Tiger brands

Tiger Brands: pressure on consumers not letting up

Consumer goods group Tiger Brands said this week it expected consumer spending to remain tight in the next financial year on the back of limited disposable incomes due to rising inflation and higher unemployment.

Announcing its annual results, Tiger CEO, Peter Matlare, said competition was therefore fierce as local and multi-national competitors and retailers battle for market share. He added cost inflation had re-emerged due to global soft commodity prices, which would impact on the company’s input costs.

“The rapidly changing customer environment places demands on our go-to-market approach where we need to adapt in order to succeed,” Matlare said.

SA’s branded food, homecare and personal care group posted a 6% increase in turnover to R20.4 billion in the year to September 2011. Operating income increased by 7.6% to R3.2 billion. Excluding the impact of acquisitions, operating income grew by 4% to R3.1 billion and the operating margin improved by 10 basis points to 15.7%.

“The results are satisfactory given the tough trading environment we have been facing. This year we have been able to lay the key strategic platforms for expansion into Africa. Our aim is to further expand our African footprint,” he said.

This year Tiger added to its interests in Africa, four new acquisitions at a total cost of R2.1 billion. The acquisitions were financed out of the R3.6 billion cash generated from operations. 

In June the group acquired Davita Trading, an SA-based export company. It acquired 51% of the food and consumer interests of East Africa Group of Companies in Ethiopia and of biscuit manufacturer Deli Foods in Nigeria, and 49% of UAC Foods, also in Nigeria.

Apart from these acquisitions, In Kenya Haco Tiger Brands Industries saw “excellent” growth with volumes increasing by 21% and margins being held at 10%.

Tiger Brands’ confectionary interest in Cameroon, Chococam, increased volumes by 5% in 2011.

The group’s grains division maintained existing market share in the face of fierce competition this year, Tiger said.

“The grains division performed commendably despite price and volume decreases.

At the end of the financial year, the Albany and Tastic brands maintained their leading market shares while the Jungle brand continued to perform well,” it said.

In the consumer brands division, groceries saw an 8% increase in turnover, driven by a 6% increase in sales volume and a 2% increase in pricing. Growth was the strongest in the vegetables and spreads categories which experienced double digit sales growth, with the Koo and Black Cat brands performing particularly strongly.

Snacks and treats, a largely discretionary spend category, was hit hard by the downturn in the macroeconomic environment.
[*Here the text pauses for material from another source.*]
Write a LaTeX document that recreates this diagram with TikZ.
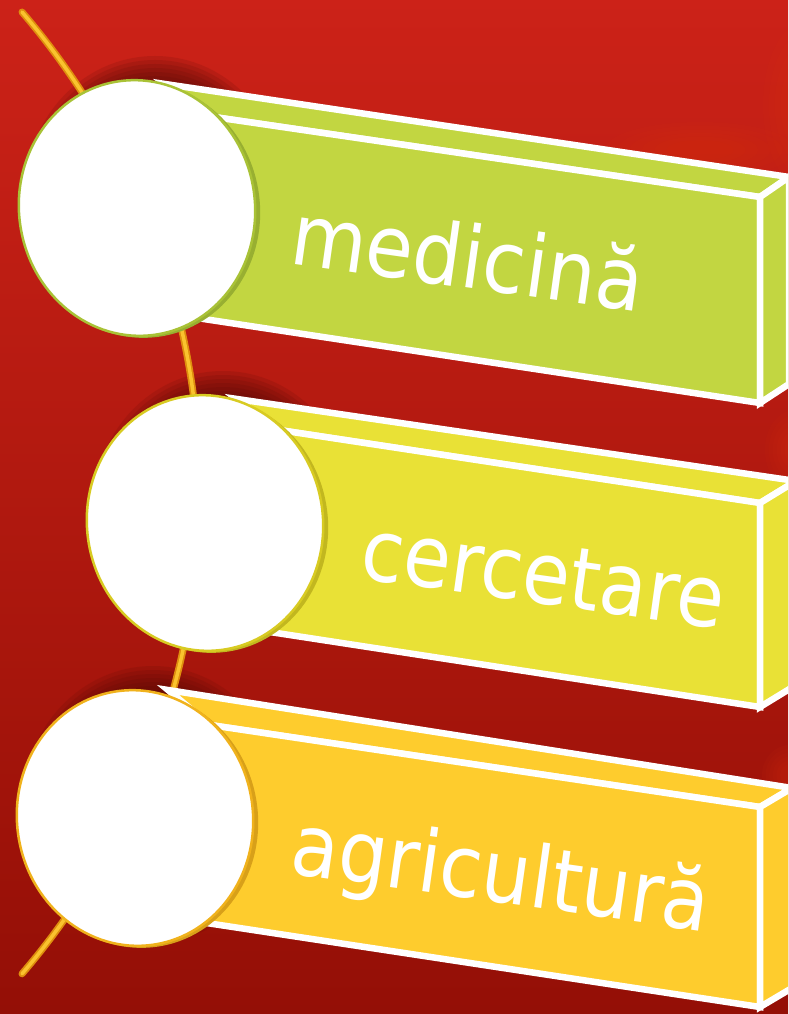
\documentclass[tikz,border=0pt]{standalone}
\usepackage{fontspec}
\usepackage{graphicx}
\setmainfont{DejaVu Sans}
\definecolor{bgtop}{HTML}{CC2218}
\definecolor{bgbot}{HTML}{940F06}
\definecolor{glowred}{HTML}{DA320E}
\definecolor{shadered}{HTML}{4A0804}
\definecolor{wire}{HTML}{DE8E0E}
\definecolor{wirelight}{HTML}{FAC32E}
\definecolor{lime}{HTML}{C2D641}
\definecolor{limerim}{HTML}{A9C236}
\definecolor{lemon}{HTML}{E9E136}
\definecolor{lemonrim}{HTML}{D8CB22}
\definecolor{amber}{HTML}{FECC2D}
\definecolor{amberrim}{HTML}{F0B21C}
\tikzset{
	slab/.style={draw=white, line width=6.5pt, line join=miter},
	boxtext/.style={white, inner sep=0pt, anchor=base west, rotate=-8, font=\fontsize{86}{86}\selectfont}
}
\def\glow(#1,#2)(#3,#4){\foreach \k in {0,...,5}{\fill[glowred, opacity=0.07] (#1,#2) ellipse ({#3*(1-0.13*\k)} and {#4*(1-0.13*\k)});}}
\def\discshadow(#1,#2){\foreach \k in {0,...,6}{\fill[shadered, opacity=0.13] (#1+18,#2-14) ellipse ({130-4*\k} and {138-4*\k});}}
\def\disc(#1,#2)#3{%
	\fill[#3!90!black, rotate around={8:(#1+4,#2+2)}] (#1+4,#2+2) ellipse (119 and 128);
	\filldraw[fill=white, draw=#3, line width=2.5pt, rotate around={8:(#1,#2)}] (#1,#2) ellipse (118 and 128);}

\begin{document}
\begin{tikzpicture}[x=1pt,y=-1pt]
		%%%%% START %%%%%
		
		\clip (0,0) rectangle (788,1014);
		\shade[top color=bgtop, bottom color=bgbot] (0,0) rectangle (788,1014);
		
		% lighter patches on the right
		\glow(808,105)(45,85)
		\glow(700,150)(95,28)
		\glow(795,450)(30,40)
		\glow(790,775)(28,30)
		
		% shadows behind the discs
		\discshadow(137,208)
		\discshadow(205,523)
		\discshadow(135,818)
		
		% golden wire
		\draw[wire, line width=7pt, line cap=round] (22,12) arc[start angle=-40.6, end angle=40.6, radius=739];
		\draw[wirelight, line width=3.5pt, line cap=round] (22,12) arc[start angle=-40.6, end angle=40.6, radius=739];
		
		% green box
		\filldraw[slab, fill=lime] (165,84) -- (789,177) -- (760,197) -- (207,116) -- cycle;
		\filldraw[slab, fill=lime] (207,116) -- (760,197) -- (760,403) -- (197,318) -- cycle;
		\filldraw[slab, fill=lime] (760,197) -- (789,177) -- (789,384) -- (760,403) -- cycle;
		
		% yellow box
		\filldraw[slab, fill=lemon] (237,399) -- (796,481) -- (760,503) -- (279,430) -- cycle;
		\filldraw[slab, fill=lemon] (279,430) -- (760,503) -- (760,707) -- (270,632) -- cycle;
		\filldraw[slab, fill=lemon] (760,503) -- (796,481) -- (796,685) -- (760,707) -- cycle;
		
		% orange box
		\filldraw[slab, fill=amber] (168,690) -- (792,788) -- (760,807) -- (210,725) -- cycle;
		\filldraw[slab, fill=amber] (210,725) -- (760,807) -- (760,1007) -- (200,922) -- cycle;
		\filldraw[slab, fill=amber] (760,807) -- (792,788) -- (792,988) -- (760,1007) -- cycle;
		
		% discs
		\disc(137,208){limerim}
		\disc(205,523){lemonrim}
		\disc(135,818){amberrim}
		
		\node[boxtext] (medicina) at (288,263) {\scalebox{0.9}[1]{medicină}};
		\node[boxtext] (cercetare) at (358,578) {\scalebox{0.9}[1]{cercetare}};
		\node[boxtext] (agricultura) at (288,873) {\scalebox{0.9}[1]{agricultură}};
		
		%%%%% END %%%%%
\end{tikzpicture}
\end{document}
Industrial action, especially in September, also limited production levels leading to an overall loss that month.

In the beverages division, the Energade brand strengthened its number one market share in the sports category while Oros grew its market share, the company said.

While the market saw strong growth in the dairy fruit blend category, Hall’s and Super 7 were unable to gain ground.

The group’s value added meat business lost market share this year as a result of strong competition and the arrival of new competitors in the polony market (which accounts for 55% of processed meat volumes in SA), with the overall operating margin declining from 10.6% last year to 8.5% this year.